A pre-apocalyptic game. Can you stop climate change?
Geoengineering 101: The Pre-Apocalyptic Board Game
Action to stop climate change came too little and too late. Geoengineering, although dangerous and unproven, is now on the table. A world like this has no winners, but can you minimize the hardship your regions face?
The Story Behind the Game: There's a wishful but dangerous line of thinking that stopping climate change by cutting carbon emissions isn't that urgent since geoengineering offers a technological fix. Scientists have warned that while things like aerosols or cloud seeding could lower temperatures, there are lots of unknown side effects, as well as equity issues.
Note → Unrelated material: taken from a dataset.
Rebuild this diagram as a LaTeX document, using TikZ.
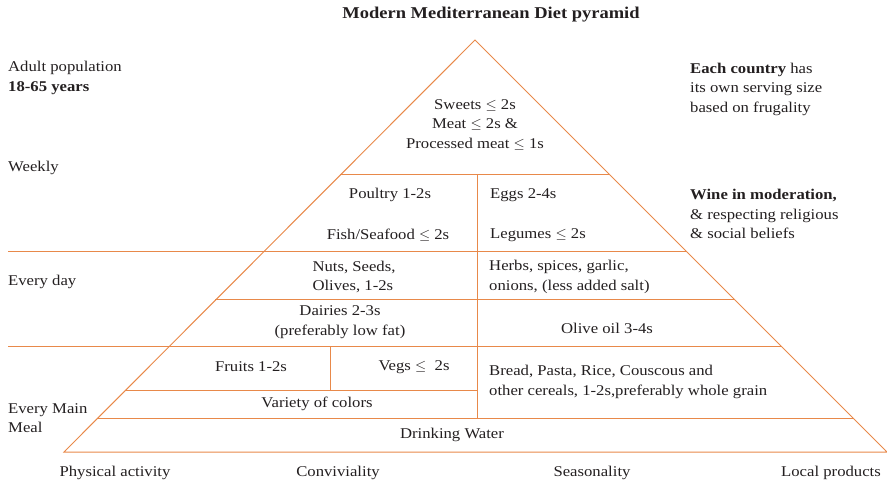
\documentclass[tikz,border=0pt]{standalone}
\usepackage{amsmath}
\usepackage{fontspec}
\setmainfont[FakeStretch=1.12]{Liberation Serif}
\usepackage{tikz}

\definecolor{pyrorange}{HTML}{E8894A}
\definecolor{pyrtext}{HTML}{231F20}

\begin{document}
\begin{tikzpicture}[x=1pt,y=-1pt,
	band/.style={draw=pyrorange,line width=1pt},
	lbl/.style={text=pyrtext,font=\fontsize{14.9}{19.5}\selectfont,inner sep=0pt,align=center},
	side/.style={lbl,anchor=west,align=left}]

		\useasboundingbox (0,0) rectangle (887,489);

		\coordinate (top) at (475, 40);
		\coordinate (bl)  at (64, 452);
		\coordinate (br)  at (887, 452);

		\draw[band] (bl) -- (top) -- (br) -- cycle;

		\draw[band] (340, 175) -- (610, 175);
		\draw[band] (8, 252)   -- (687, 252);
		\draw[band] (215, 300) -- (735, 300);
		\draw[band] (8, 347)   -- (782, 347);
		\draw[band] (125, 390) -- (477, 390);
		\draw[band] (97, 418)  -- (853, 418);
		\draw[band] (477, 175) -- (477, 418);
		\draw[band] (330, 347) -- (330, 390);

		\node[lbl,font=\fontsize{16.5}{18}\selectfont\bfseries] (title) at (491, 15) {Modern Mediterranean Diet pyramid};

		\node[side] (adult)   at (8, 78)   {Adult population\\\textbf{18-65 years}};
		\node[side] (weekly)  at (8, 168)  {Weekly};
		\node[side] (everyday) at (8, 282) {Every day};
		\node[side] (mainmeal) at (8, 418) {Every Main\\Meal};

		\node[side] (country) at (690, 89)  {\textbf{Each country} has\\its own serving size\\based on frugality};
		\node[side] (wine)    at (690, 214) {\textbf{Wine in moderation,}\\\& respecting religious\\\& social beliefs};

		\node[lbl] (sweets)  at (475, 125) {Sweets $\leq$ 2s\\Meat $\leq$ 2s \&\\Processed meat $\leq$ 1s};
		\node[lbl] (poultry) at (390, 195) {Poultry 1-2s};
		\node[lbl] (fish)    at (388, 235) {Fish/Seafood $\leq$ 2s};
		\node[side] (eggs)    at (490, 195) {Eggs 2-4s};
		\node[side] (legumes) at (490, 235) {Legumes $\leq$ 2s};
		\node[lbl,align=left] (nuts) at (354, 277) {Nuts, Seeds,\\Olives, 1-2s};
		\node[side] (herbs)   at (489, 277) {Herbs, spices, garlic,\\onions, (less added salt)};
		\node[lbl] (dairies)  at (340, 322) {Dairies 2-3s\\(preferably low fat)};
		\node[lbl] (oil)      at (607, 328) {Olive oil 3-4s};
		\node[lbl] (fruits)   at (251, 367) {Fruits 1-2s};
		\node[lbl] (vegs)     at (414, 367) {Vegs $\leq$ \ 2s};
		\node[side] (bread)   at (489, 382) {Bread, Pasta, Rice, Couscous and\\other cereals, 1-2s,preferably whole grain};
		\node[lbl] (colors)   at (317, 404) {Variety of colors};
		\node[lbl] (water)    at (452, 435) {Drinking Water};

		\node[lbl] (activity)    at (115, 473) {Physical activity};
		\node[lbl] (conviviality) at (338, 473) {Conviviality};
		\node[lbl] (seasonality) at (592, 473) {Seasonality};
		\node[lbl] (local)       at (831, 473) {Local products};

\end{tikzpicture}
\end{document}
I had been exploring using games to illustrate the political dynamics in climate issues, first with California Water Crisis in 2014. Games are a great introduction to topics that involve systems and multiple competing parties. Unlike a film or article, a game puts the player in an active role, where their actions have an impact on the outcome.
Geoengineering 101 started out as a concept entry to the November 2014 Board Game Designer Forum's Game Design Showdown. Critiques were highly positive and after several months of development and testing, Geoengineering 101 is ready to go.
How to Play the Game: In Geoengineering 101, you're one of two to four world leaders, and you have two parallel but sometimes competing goals: One is to minimize the hardship your regions endure from heat, drought, or flood. The other is to fully decarbonize the world economy. Only by eliminating all fossil fuel use can climate change be slowed and the game won. However, in the meantime, the air conditioners and pumps running on fossil fuels can shield you from the some of the impacts.
Though what is winning anyway? A world where climate change has gotten so bad that geoengineering is on the table is one without winners, only those that lose less. There's only one way to "win" in Geoengineering 101: have the least amount of Hardship when all Carbon Tokens are finally removed. There's plenty of ways to lose: having all regions destroyed by the climate going off the charts, or when all the players suffer a total of 100 Hardship - which in a typical game, is only 10-15 turns away.
Side effects and delayed actions
In Geoengineering 101, you'll take turns with other players to carry out geoengineering programs or acts of deep green resistance. There's a time delay to your actions, though: the program you initiate now doesn't come up until your next turn. In between, other players' programs happen and if uncoordinated, can trigger side effects that cause hardship, randomize the sequence of future actions, or shift global rainfall patterns.
The game takes inspiration from real climate science and geoengineering ideas, as well as the political implications of different nations unilaterally or cooperatively meddling with the weather. Enjoy the game, but let's hope that carbon emissions can be stopped before we ever have to play it for real.